Dave Graney was another Aussie artist who dug Jerry Lee Lewis. I once asked Graney the perennial “Beatles or Stones” question. “I would probably play many other rock groups before either of them,” he replied. “The Doors slayed everybody, and so did Jerry Lee Lewis.”

Graney referred to Lewis as the “Meat man” in Rock’ n’ Roll Is Where I Hide, a song about a secret agent working undercover as a rock singer. 

When news of The Killer’s death broke, Graney tweeted:

“RIP Jerry Lee Lewis. Inspirational nut. Best hair, best clothes, best attitude. The Killer Rocked On! Who’s gonna play that old piano?”

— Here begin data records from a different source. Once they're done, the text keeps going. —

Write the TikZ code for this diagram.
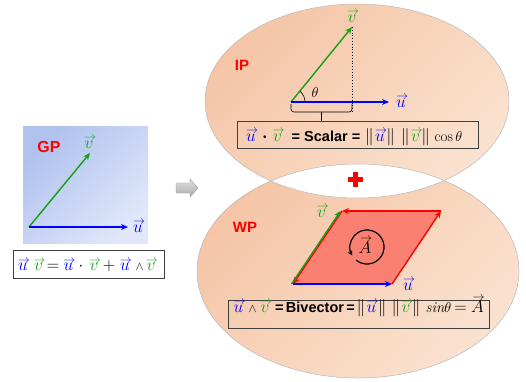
\documentclass[tikz,border=0pt]{standalone}
\usepackage{fontspec}
\usepackage{amsmath}
\setsansfont{Liberation Sans}
\usetikzlibrary{arrows.meta,shadows}
\definecolor{vblue}{RGB}{0,0,255}
\definecolor{vgreen}{RGB}{20,160,20}
\definecolor{vred}{RGB}{255,0,0}
\definecolor{salmonfill}{RGB}{250,128,114}
\definecolor{peachA}{RGB}{245,197,166}
\definecolor{peachB}{RGB}{250,226,208}
\definecolor{gpA}{RGB}{176,194,238}
\definecolor{gpB}{RGB}{224,231,249}
\newcommand\arrvec[3]{\mathord{\mbox{\color{#1}\ooalign{$#2$\cr\hidewidth\kern0.12em\raisebox{#3}{$\scriptstyle\rightarrow$}\hidewidth\cr}}}}
\newcommand\VU{\arrvec{vblue}{u}{0.40em}}
\newcommand\VV{\arrvec{vgreen}{v}{0.40em}}
\newcommand\VA{\arrvec{black}{A}{0.64em}}
\newcommand\nrm[1]{\left\|\mkern1.5mu#1\mkern1.5mu\right\|}
\newcommand\msz{\fontsize{18.5}{21}\selectfont}
\newcommand\tsz{\fontsize{14.5}{17}\selectfont\sffamily\bfseries}
\begin{document}
\begin{tikzpicture}[x=1pt,y=-1pt,
  vec/.style={line width=1.4pt,-{Stealth[length=7pt,width=6pt]}},
  lbl/.style={text=vred,font=\fontsize{15}{18}\selectfont\sffamily\bfseries,inner sep=0pt},
  vlab/.style={inner sep=0pt,anchor=base,font=\msz},
  fp/.style={inner sep=0pt,anchor=base,font=\msz},
  fbox/.style={draw=black!75,line width=0.8pt,inner sep=0pt},
  ellfill/.style={top color=peachA,bottom color=peachB,shading angle=45},
  elledge/.style={draw=gray!55,line width=0.5pt}]
\useasboundingbox (0,0) rectangle (526,381);

% ---- ellipses
\path[ellfill] (357,101) ellipse [x radius=152, y radius=97];
\path[ellfill] (358,271) ellipse [x radius=161, y radius=107];
\begin{scope}
  \clip (357,101) ellipse [x radius=152, y radius=97];
  \fill[white] (358,271) ellipse [x radius=161, y radius=107];
\end{scope}
\path[elledge] (357,101) ellipse [x radius=152, y radius=97];
\path[elledge] (358,271) ellipse [x radius=161, y radius=107];

% ---- GP panel
\node[top color=gpA,bottom color=gpB,shading angle=45,minimum width=125,minimum height=117,inner sep=0pt] (gp) at (85.5,184.5) {};
\node[lbl,font=\fontsize{16}{18}\selectfont\sffamily\bfseries] (gplbl) at (49,147) {GP};
\coordinate (O0) at (29,227);
\coordinate (V0) at (90,153);
\coordinate (U0) at (128,227);
\draw[vec,vgreen] (O0) -- (V0);
\draw[vec,vblue] (O0) -- (U0);
\node[vlab] (v0) at (89,148) {$\VV$};
\node[vlab] (u0) at (138,232) {$\VU$};
\node[fbox,fill=white,drop shadow={shadow xshift=1pt,shadow yshift=-1pt,opacity=0.35},minimum width=151,minimum height=28] (gpf) at (88.5,264) {};
\begin{scope}[fp/.append style={font=\fontsize{16.5}{19}\selectfont}]
\node[fp] (g1) at (23,270) {$\VU$};
\node[fp] (g2) at (38.5,270) {$\VV$};
\node[fp] (g3) at (53,270) {$=$};
\node[fp] (g4) at (68.5,270) {$\VU$};
\node[fp] (g5) at (81,270) {$\cdot$};
\node[fp] (g6) at (94,270) {$\VV$};
\node[fp] (g7) at (109,270) {$+$};
\node[fp] (g8) at (125,270) {$\VU$};
\node[fp,font=\fontsize{12}{14}\selectfont] (g9) at (139.5,270) {$\wedge$};
\node[fp] (g10) at (151,270) {$\VV$};
\end{scope}

% ---- gray arrow
\path[draw=gray!80,top color=gray!25,bottom color=gray!65,line width=0.4pt]
  (176,183) -- (190,183) -- (190,179) -- (198,188) -- (190,197) -- (190,193) -- (176,193) -- cycle;

% ---- IP
\node[lbl] (iplbl) at (242,65) {IP};
\coordinate (O1) at (291,102);
\coordinate (V1) at (352,27);
\coordinate (U1) at (389,102);
\coordinate (P1) at (352,112);
\draw[line width=0.8pt,dotted] (V1) -- (P1);
\draw[vec,vgreen] (O1) -- (V1);
\draw[vec,vblue] (O1) -- (U1);
\draw[line width=0.6pt] (305,102) arc[start angle=0,end angle=-51,radius=14];
\node[vlab,font=\fontsize{15}{18}\selectfont] (th) at (315,97) {$\theta$};
\node[vlab] (v1) at (352,22) {$\VV$};
\node[vlab] (u1) at (401,107) {$\VU$};
\coordinate (B1) at (291,104);
\coordinate (B2) at (352,104);
\coordinate (B3) at (321,112);
\coordinate (B4) at (321,121);
\draw[line width=0.6pt,rounded corners=3pt] (B1) |- (B3) -| (B2);
\draw[line width=0.6pt] (B3) -- (B4);
\node[fbox,minimum width=241,minimum height=27] (ipf) at (357.5,134.5) {};
\node[fp] (i1) at (251,141) {$\VU$};
\node[fp] (i2) at (265,141) {$\boldsymbol{\cdot}$};
\node[fp] (i3) at (277.5,141) {$\VV$};
\node[fp,font=\tsz] (i4) at (326,141) {= Scalar =};
\node[fp] (i5) at (380,141) {$\nrm{\VU}$};
\node[fp] (i6) at (415.5,141) {$\nrm{\VV}$};
\node[fp,font=\fontsize{15}{18}\selectfont] (i7) at (448.5,141) {$\cos\theta$};

% ---- plus
\fill[vred] (348,177) rectangle (363,182);
\fill[vred] (353,172) rectangle (358,187);

% ---- WP
\node[lbl] (wplbl) at (245,227) {WP};
\coordinate (BL) at (293,284);
\coordinate (BR) at (392,284);
\coordinate (TR) at (441,211);
\coordinate (TL) at (342,211);
\fill[salmonfill] (BL) -- (BR) -- (TR) -- (TL) -- cycle;
\draw[vec,vred] (BR) -- (TR);
\draw[vec,vred] (TR) -- (TL);
\draw[vec,vred] (TL) -- (BL);
\draw[vec,vgreen] ([xshift=-1.5pt]BL) -- ([xshift=-1.5pt]TL);
\draw[vec,vblue] (BL) -- (BR);
\node[vlab] (v2) at (321.5,217) {$\VV$};
\node[vlab] (u2) at (408,290) {$\VU$};
\node[vlab] (A) at (365,253) {$\VA$};
\draw[line width=1.2pt,-{Stealth[length=5pt,width=5pt]}] (356.07,260.02) arc[start angle=-230,end angle=-570,radius=17];
\node[fbox,minimum width=261,minimum height=28] (wpf) at (358.5,314) {};
\node[fp] (w1) at (238.5,312) {$\VU$};
\node[fp,font=\fontsize{12}{14}\selectfont] (w2) at (252.5,312) {$\wedge$};
\node[fp] (w3) at (265,312) {$\VV$};
\node[fp,font=\tsz] (w4) at (315,312) {=\,Bivector\,=};
\node[fp] (w5) at (371.5,312) {$\nrm{\VU}$};
\node[fp] (w6) at (406,312) {$\nrm{\VV}$};
\node[fp,font=\fontsize{15}{18}\selectfont] (w7) at (438.5,312) {$\mathit{sin}\theta$};
\node[fp] (w8) at (460.5,312) {$=$};
\node[fp] (w9) at (477.5,312) {$\VA$};
\end{tikzpicture}
\end{document}
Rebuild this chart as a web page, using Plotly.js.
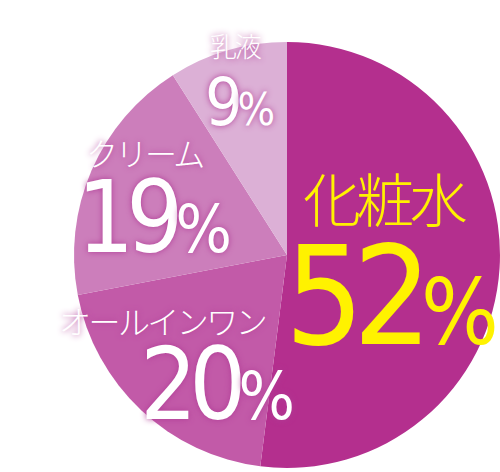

Christopher Hollow, a music writer and bass player with Melbourne band The Sand Pebbles, had a great description of Jerry Lee Lewis’s vocal approach: “He sang like he was crash-landing flamed-out fighter planes.”

In 2002, Hollow interviewed Sam Phillips, the founder of Sun Records. “You came in contact with some very wild characters during your time,” Hollow said. “The bug-eyed Ike Turner, the brooding Johnny Cash, unhinged rockabilly cats like Sonny Burgess and Billy Lee Riley, to the mad-as-a-cut-snake Jerry Lee Lewis. Who was the wildest?”

 “Wildest character?” Phillips replied. “That’s a good question, young man. Everybody’s wildness is manifest in a different way. Dealing with these young people, of course, they were hungry to do something they’d never been given the opportunity to do before.”

Jerry Lee Lewis’ final Australian triumph was in 1989 when he was part of a “legends of rock” tour hosted by Col Joye and featuring Chuck Berry, Bo Diddley and the Everly Brothers.

In Melbourne, Lewis finished a pulsating version of Great Balls of Fire by flinging his piano bench across the stage.

Explaining the move many years later, Jerry Lee Lewis said simply: “You give ’em what they want.”